What to produce
Retype every line from the start of the data down to and including the line with "(417,528) -- (447,527);". Skip the pictures.

Dataset content
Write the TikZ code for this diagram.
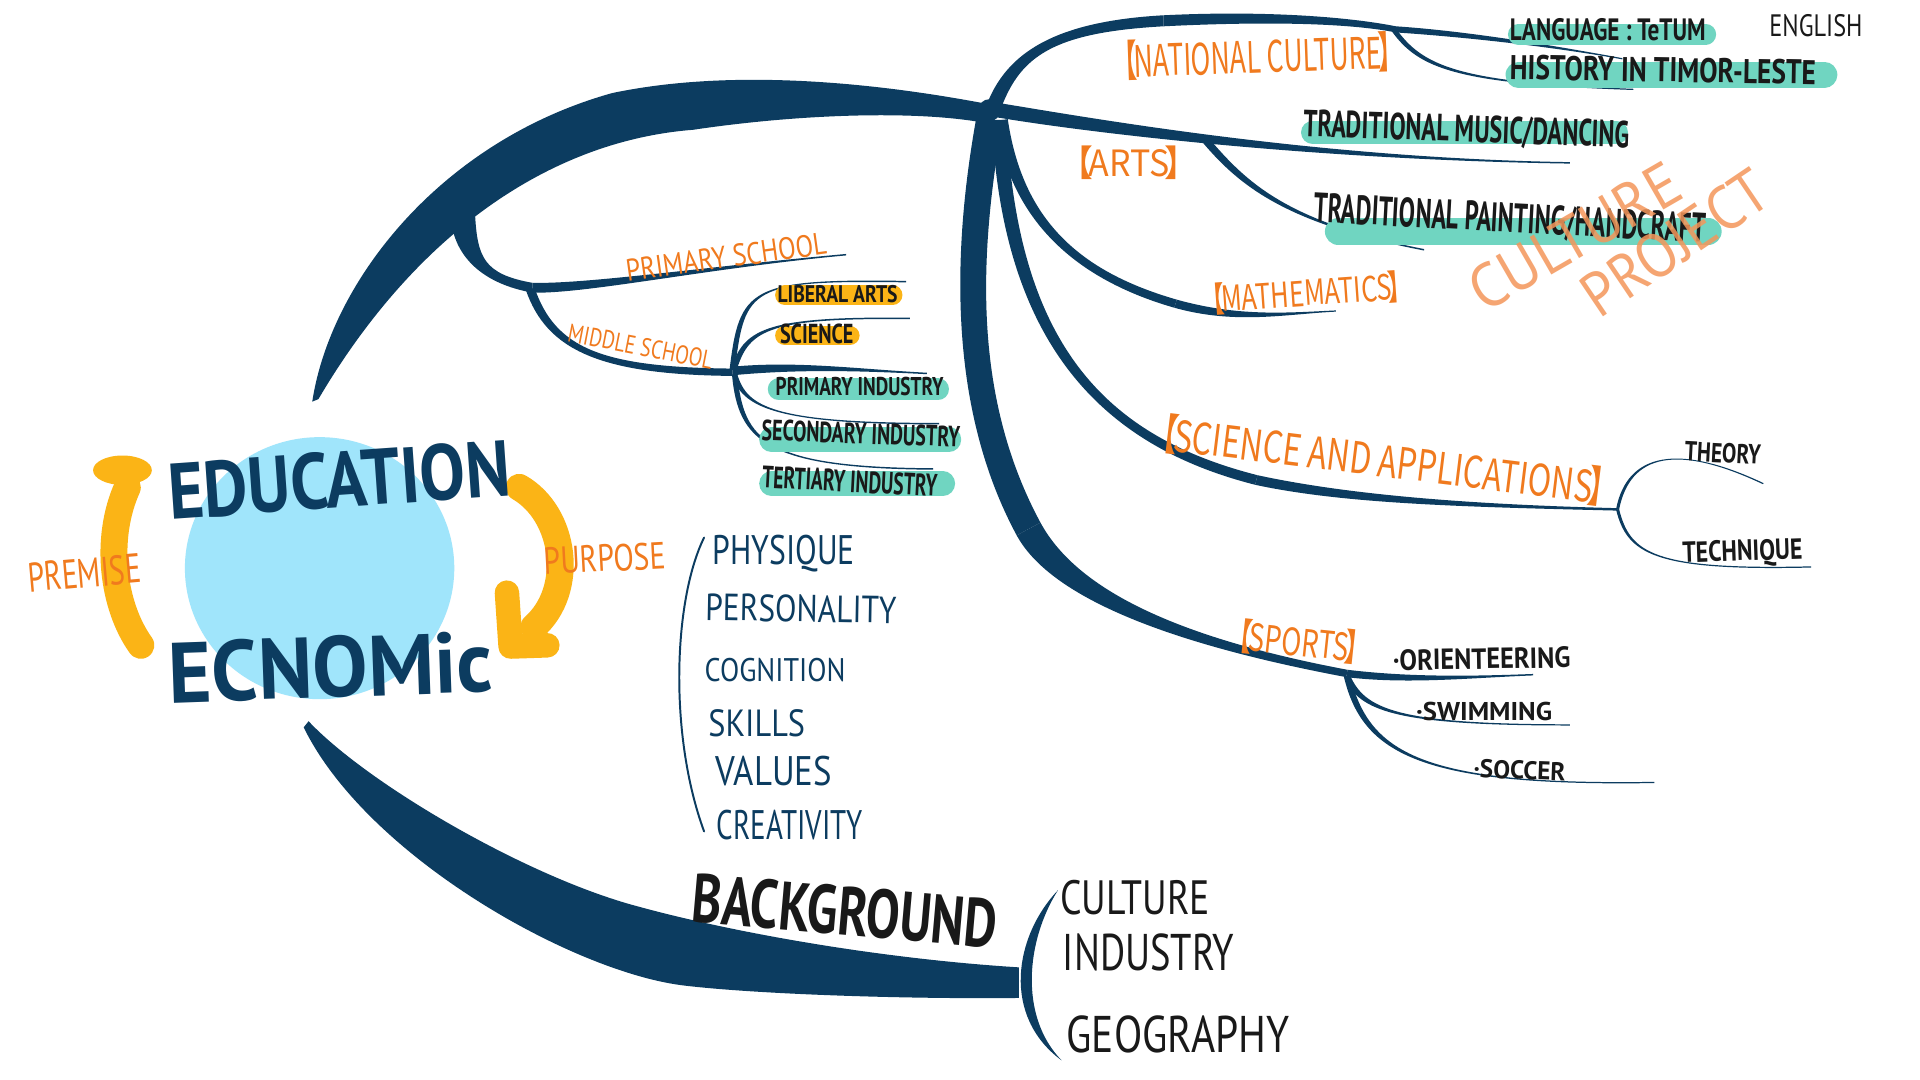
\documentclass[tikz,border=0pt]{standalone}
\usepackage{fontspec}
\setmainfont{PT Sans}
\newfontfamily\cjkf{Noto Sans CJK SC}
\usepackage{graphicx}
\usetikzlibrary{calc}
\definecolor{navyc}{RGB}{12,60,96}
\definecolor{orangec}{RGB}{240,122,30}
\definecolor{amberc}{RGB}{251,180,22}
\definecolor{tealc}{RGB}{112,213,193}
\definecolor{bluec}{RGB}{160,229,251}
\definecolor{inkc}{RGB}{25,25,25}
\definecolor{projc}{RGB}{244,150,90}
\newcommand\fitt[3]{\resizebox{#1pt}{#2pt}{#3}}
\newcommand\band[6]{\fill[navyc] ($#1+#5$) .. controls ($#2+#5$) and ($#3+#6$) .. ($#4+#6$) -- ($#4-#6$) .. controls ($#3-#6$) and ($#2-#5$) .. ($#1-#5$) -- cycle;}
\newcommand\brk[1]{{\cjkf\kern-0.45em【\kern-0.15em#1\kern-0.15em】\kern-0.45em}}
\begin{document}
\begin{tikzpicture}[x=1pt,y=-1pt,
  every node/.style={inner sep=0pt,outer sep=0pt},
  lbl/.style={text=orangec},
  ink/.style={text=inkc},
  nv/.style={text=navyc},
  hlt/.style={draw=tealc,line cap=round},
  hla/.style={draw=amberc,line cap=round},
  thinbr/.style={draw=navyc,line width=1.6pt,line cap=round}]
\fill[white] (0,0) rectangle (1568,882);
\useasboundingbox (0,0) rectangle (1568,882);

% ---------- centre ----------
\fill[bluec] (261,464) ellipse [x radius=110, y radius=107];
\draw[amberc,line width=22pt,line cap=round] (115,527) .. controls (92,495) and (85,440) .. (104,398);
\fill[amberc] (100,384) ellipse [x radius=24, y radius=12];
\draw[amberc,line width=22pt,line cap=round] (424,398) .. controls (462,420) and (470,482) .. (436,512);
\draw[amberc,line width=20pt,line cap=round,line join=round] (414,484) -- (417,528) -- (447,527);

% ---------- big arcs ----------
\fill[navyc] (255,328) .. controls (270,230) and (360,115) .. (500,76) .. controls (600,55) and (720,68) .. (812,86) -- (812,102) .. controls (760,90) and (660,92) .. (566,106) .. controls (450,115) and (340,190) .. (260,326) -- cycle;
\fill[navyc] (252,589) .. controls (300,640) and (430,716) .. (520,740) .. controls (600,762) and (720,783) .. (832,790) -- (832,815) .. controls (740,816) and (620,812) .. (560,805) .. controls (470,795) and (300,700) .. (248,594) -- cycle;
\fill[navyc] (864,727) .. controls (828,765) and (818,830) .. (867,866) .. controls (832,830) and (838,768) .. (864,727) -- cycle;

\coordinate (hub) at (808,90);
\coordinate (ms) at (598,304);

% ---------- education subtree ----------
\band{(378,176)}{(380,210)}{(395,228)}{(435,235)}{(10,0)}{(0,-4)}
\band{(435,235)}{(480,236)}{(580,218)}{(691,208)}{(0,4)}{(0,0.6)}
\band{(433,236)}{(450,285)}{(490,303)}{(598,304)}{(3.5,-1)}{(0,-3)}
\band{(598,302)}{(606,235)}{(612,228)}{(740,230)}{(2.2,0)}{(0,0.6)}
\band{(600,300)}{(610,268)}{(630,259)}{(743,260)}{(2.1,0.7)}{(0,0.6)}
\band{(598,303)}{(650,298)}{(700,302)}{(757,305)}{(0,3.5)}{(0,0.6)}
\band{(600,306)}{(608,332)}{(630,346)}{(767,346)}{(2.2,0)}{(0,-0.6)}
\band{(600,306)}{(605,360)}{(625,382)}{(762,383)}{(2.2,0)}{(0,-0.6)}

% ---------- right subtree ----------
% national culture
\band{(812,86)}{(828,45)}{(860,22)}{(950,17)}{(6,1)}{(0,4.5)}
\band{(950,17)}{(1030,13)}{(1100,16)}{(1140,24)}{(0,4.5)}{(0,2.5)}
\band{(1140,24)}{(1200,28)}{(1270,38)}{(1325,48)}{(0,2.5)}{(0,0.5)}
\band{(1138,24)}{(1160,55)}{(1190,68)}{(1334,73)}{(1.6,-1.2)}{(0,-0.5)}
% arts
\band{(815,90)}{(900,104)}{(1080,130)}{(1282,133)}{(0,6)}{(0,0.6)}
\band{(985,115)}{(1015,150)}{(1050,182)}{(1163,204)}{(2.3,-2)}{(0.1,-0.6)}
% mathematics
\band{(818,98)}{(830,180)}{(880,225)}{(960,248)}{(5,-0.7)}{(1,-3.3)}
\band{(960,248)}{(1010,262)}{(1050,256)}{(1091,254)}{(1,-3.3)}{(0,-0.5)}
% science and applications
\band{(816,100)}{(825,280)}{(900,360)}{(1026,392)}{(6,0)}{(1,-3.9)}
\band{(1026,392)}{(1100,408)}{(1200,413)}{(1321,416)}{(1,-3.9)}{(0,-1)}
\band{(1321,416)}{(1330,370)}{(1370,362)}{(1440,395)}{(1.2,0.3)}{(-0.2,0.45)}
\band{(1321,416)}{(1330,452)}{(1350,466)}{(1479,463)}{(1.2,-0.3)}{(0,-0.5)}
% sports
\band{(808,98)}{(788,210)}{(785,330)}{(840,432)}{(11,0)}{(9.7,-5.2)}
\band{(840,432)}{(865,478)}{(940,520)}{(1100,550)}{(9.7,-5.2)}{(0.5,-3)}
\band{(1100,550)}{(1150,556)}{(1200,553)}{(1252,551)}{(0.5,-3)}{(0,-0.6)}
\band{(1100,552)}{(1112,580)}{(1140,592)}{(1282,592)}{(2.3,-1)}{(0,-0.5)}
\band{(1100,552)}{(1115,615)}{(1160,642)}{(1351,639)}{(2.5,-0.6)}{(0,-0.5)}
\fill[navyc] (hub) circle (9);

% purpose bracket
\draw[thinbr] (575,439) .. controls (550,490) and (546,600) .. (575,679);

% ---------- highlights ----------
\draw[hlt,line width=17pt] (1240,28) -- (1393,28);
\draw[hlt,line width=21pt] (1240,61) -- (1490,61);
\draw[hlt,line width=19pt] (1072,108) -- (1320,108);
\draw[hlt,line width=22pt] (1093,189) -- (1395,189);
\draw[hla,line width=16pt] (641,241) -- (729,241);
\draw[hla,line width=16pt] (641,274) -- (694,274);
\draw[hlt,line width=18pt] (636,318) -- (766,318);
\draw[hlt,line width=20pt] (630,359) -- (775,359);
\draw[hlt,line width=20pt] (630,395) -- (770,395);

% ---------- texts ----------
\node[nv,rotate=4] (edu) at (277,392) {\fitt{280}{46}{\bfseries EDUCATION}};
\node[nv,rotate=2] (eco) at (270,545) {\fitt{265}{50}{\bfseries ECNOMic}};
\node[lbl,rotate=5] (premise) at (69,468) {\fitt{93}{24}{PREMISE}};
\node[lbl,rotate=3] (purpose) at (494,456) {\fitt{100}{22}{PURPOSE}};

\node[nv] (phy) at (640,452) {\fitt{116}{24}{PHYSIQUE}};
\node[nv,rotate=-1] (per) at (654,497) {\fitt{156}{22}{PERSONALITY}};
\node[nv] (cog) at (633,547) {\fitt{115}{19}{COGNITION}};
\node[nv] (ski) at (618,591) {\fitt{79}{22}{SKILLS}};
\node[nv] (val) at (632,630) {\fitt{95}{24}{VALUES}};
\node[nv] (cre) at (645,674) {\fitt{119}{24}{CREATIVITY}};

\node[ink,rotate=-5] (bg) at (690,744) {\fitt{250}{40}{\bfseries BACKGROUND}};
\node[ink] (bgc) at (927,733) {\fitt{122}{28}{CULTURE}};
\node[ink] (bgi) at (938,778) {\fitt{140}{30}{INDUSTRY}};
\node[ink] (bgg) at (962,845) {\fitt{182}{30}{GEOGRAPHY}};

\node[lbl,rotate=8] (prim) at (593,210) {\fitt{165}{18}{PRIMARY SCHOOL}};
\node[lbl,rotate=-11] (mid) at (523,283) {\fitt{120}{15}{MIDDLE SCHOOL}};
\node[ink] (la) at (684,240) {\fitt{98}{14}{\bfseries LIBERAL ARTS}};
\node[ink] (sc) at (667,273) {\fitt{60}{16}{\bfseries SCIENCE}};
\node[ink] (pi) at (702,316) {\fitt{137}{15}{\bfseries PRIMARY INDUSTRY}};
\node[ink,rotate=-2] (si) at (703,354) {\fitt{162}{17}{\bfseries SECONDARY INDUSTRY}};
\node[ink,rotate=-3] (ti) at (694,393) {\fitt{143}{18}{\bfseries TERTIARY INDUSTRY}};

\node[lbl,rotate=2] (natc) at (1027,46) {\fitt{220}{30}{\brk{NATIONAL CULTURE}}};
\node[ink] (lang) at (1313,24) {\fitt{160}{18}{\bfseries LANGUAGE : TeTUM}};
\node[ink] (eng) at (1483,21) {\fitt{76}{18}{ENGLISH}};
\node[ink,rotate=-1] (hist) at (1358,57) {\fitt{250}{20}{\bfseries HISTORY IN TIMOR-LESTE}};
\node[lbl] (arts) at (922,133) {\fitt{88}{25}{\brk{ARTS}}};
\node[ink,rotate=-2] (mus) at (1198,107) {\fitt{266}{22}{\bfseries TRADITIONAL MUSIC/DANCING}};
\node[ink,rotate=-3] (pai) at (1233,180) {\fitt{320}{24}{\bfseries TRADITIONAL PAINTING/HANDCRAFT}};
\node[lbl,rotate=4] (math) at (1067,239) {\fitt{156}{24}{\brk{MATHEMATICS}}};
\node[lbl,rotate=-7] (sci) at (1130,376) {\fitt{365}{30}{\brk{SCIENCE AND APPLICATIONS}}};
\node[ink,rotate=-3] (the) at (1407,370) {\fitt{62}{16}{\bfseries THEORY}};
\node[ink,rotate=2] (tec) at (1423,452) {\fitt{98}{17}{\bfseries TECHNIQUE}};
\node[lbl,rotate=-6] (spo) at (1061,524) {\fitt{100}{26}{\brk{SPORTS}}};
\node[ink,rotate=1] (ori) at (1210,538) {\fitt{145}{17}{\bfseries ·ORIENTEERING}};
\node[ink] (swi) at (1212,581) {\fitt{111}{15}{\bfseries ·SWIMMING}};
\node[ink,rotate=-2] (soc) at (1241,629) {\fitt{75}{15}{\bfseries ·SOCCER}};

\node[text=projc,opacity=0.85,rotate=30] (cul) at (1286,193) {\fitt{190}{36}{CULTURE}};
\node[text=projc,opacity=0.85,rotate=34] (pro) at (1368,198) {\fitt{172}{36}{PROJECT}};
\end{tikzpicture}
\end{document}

The completed task
Write the TikZ code for this diagram.
\documentclass[tikz,border=0pt]{standalone}
\usepackage{fontspec}
\setmainfont{PT Sans}
\newfontfamily\cjkf{Noto Sans CJK SC}
\usepackage{graphicx}
\usetikzlibrary{calc}
\definecolor{navyc}{RGB}{12,60,96}
\definecolor{orangec}{RGB}{240,122,30}
\definecolor{amberc}{RGB}{251,180,22}
\definecolor{tealc}{RGB}{112,213,193}
\definecolor{bluec}{RGB}{160,229,251}
\definecolor{inkc}{RGB}{25,25,25}
\definecolor{projc}{RGB}{244,150,90}
\newcommand\fitt[3]{\resizebox{#1pt}{#2pt}{#3}}
\newcommand\band[6]{\fill[navyc] ($#1+#5$) .. controls ($#2+#5$) and ($#3+#6$) .. ($#4+#6$) -- ($#4-#6$) .. controls ($#3-#6$) and ($#2-#5$) .. ($#1-#5$) -- cycle;}
\newcommand\brk[1]{{\cjkf\kern-0.45em【\kern-0.15em#1\kern-0.15em】\kern-0.45em}}
\begin{document}
\begin{tikzpicture}[x=1pt,y=-1pt,
  every node/.style={inner sep=0pt,outer sep=0pt},
  lbl/.style={text=orangec},
  ink/.style={text=inkc},
  nv/.style={text=navyc},
  hlt/.style={draw=tealc,line cap=round},
  hla/.style={draw=amberc,line cap=round},
  thinbr/.style={draw=navyc,line width=1.6pt,line cap=round}]
\fill[white] (0,0) rectangle (1568,882);
\useasboundingbox (0,0) rectangle (1568,882);

% ---------- centre ----------
\fill[bluec] (261,464) ellipse [x radius=110, y radius=107];
\draw[amberc,line width=22pt,line cap=round] (115,527) .. controls (92,495) and (85,440) .. (104,398);
\fill[amberc] (100,384) ellipse [x radius=24, y radius=12];
\draw[amberc,line width=22pt,line cap=round] (424,398) .. controls (462,420) and (470,482) .. (436,512);
\draw[amberc,line width=20pt,line cap=round,line join=round] (414,484) -- (417,528) -- (447,527);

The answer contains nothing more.